Stringin’ the lights
BODY .secrets from the paint booth
One of my favorite things about December is all the lights. For me, even more than pies and presents, it’s the decorated houses that make my holiday. Since this is the December issue, and you’ve no doubt already sent your letter off to the big red guy, I thought we’d string the lights together on an RC car.
One of the hottest setups for body illumination comes from the gang at RC Neon. Their gallium-nitride LED lighting systems are so bright that they’re visible in daylight and throw off plenty of light for nighttime running, as well; best of all, the systems are prewired, so there are no connections to mess up. All you need to do is to choose how you’re going to install them; let’s look at a few ways to get the job done.
DRILL AND FILL
This is the fastest way to add lights to a body, and it doesn’t involve a whole lot of effort. I used this method on my lowrider T-Maxx project; it’s great if your body doesn’t have premolded headlamp buckets. All you have to do is make a hole in the body wherever you want to insert the bulb. Make certain the bulb fits snugly and then dab some adhesive on its back end to hold it firmly in place. I prefer Shoe Goo because it remains somewhat pliable after it has dried. The only downside to this “drill and fill” method is that the bulbs protrude from the body and are noticeable when the lights are off.
If you’re feeling creative, it isn’t difficult to add a set of authentic-looking headlight buckets to your RC body. The blister packs that pills come in are close to the correct size for 1/10-scale cars, and they’re available in both round and oblong shapes. Once you’ve trimmed the plastic to fit your body’s contours, drill the holes for the bulbs as we did up top, and you’ll be all set. A simple reflective coat of silver is all you need to complete the overall look.
If you want to add lights to a special body, “close” just isn’t good enough. If you have the time, it isn’t difficult to make your own authentic headlight buckets. Protoform’s new GT-40 is an ideal body on which to demonstrate this technique because the full-size version of this classic Ford had deep buckets in the front that were a huge part of its appeal.
To get an accurate impression of the car’s front end, I use some self-hardening modeler’s clay and force it into the body’s contours. Set the body in the sun; the clay will harden in a few hours.
The outline of the headlamp leaves a nice indentation in the clay. To make it easier to follow the outline in the next step, color the line with a body marker.
Now it’s time to create the bucket in the hardened clay. I usually apply the headlight decals to the body so I have a reference for the bucket’s size and shape.
A Dremel tool and a grinding bit make short work of this procedure, but remember to wear a dust mask and eye protection during this stage.

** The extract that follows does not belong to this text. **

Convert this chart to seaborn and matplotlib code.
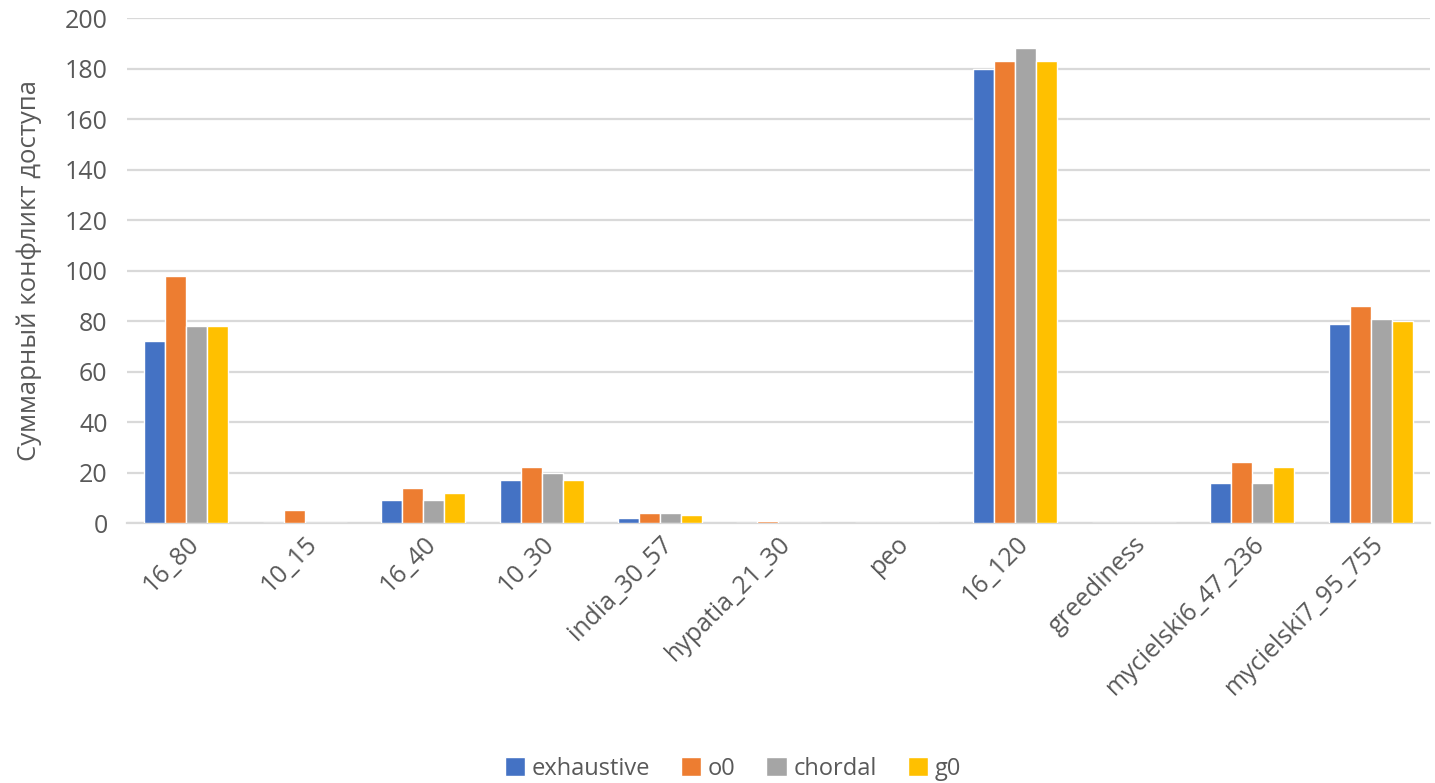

Take some scrap body material and place it over the clay; wheel cutouts are the ideal size for this. Use a heat gun to gently warm the scrap plastic until it begins to fold into the clay impression. With the handle of a large paintbrush, work the plastic into the correct shape. If you have access to a vacuum-former, it is excellent for tasks such as this. I have one from Cross Hobby Tools, and it’s an inexpensive way to achieve professional results. When you’re satisfied with the shape of the plastic, drill the necessary holes to accommodate the RC Neon LEDs.
Trim the bucket to fit the body, and leave a small, flat portion to provide some glue surface. If you so desire, apply a back coating to the bucket– silver for reflectivity or black for style-or spray them the same color as you’re going to use for the body.
Remove the center portion of the headlight decal so that all that remains is the outer border. Mask the inside of the body to create the window section of the headlamp.
Go ahead and paint the body as you normally would; I chose the traditional Gulf-style race scheme to go along with the whole race theme.
Remove the masking around the headlamps and, if you wish, apply some thinned black paint for a tinted lens effect. Use the paint sparingly because the “window” will darken quickly and reduce the intensity of the lights. Once the paint has fully dried, apply adhesive to the lip of the headlamp bucket, and tape the buckets into place until the glue has set.
Remove the tape and insert the LEDs into their respective holes. Run the wires so they will not interfere with the car’s operation in any way. I prefer to run electrical tape over the top of the wires for added security. If any of the leads are too short, splice in additional wire to prevent them from pulling away from the body and possibly marring the paint. After the wires have been routed, I use hook-and-loop fastener to attach the battery and “black box” to the inside of the roof.
Whether you stick the LEDs through your existing body or create your own receptacles, lights add function and good looks to any RC vehicle. They aren’t expensive or difficult to install, and they provide that truly finishing touch to your model. You’ll find that your efforts are well worth the investment.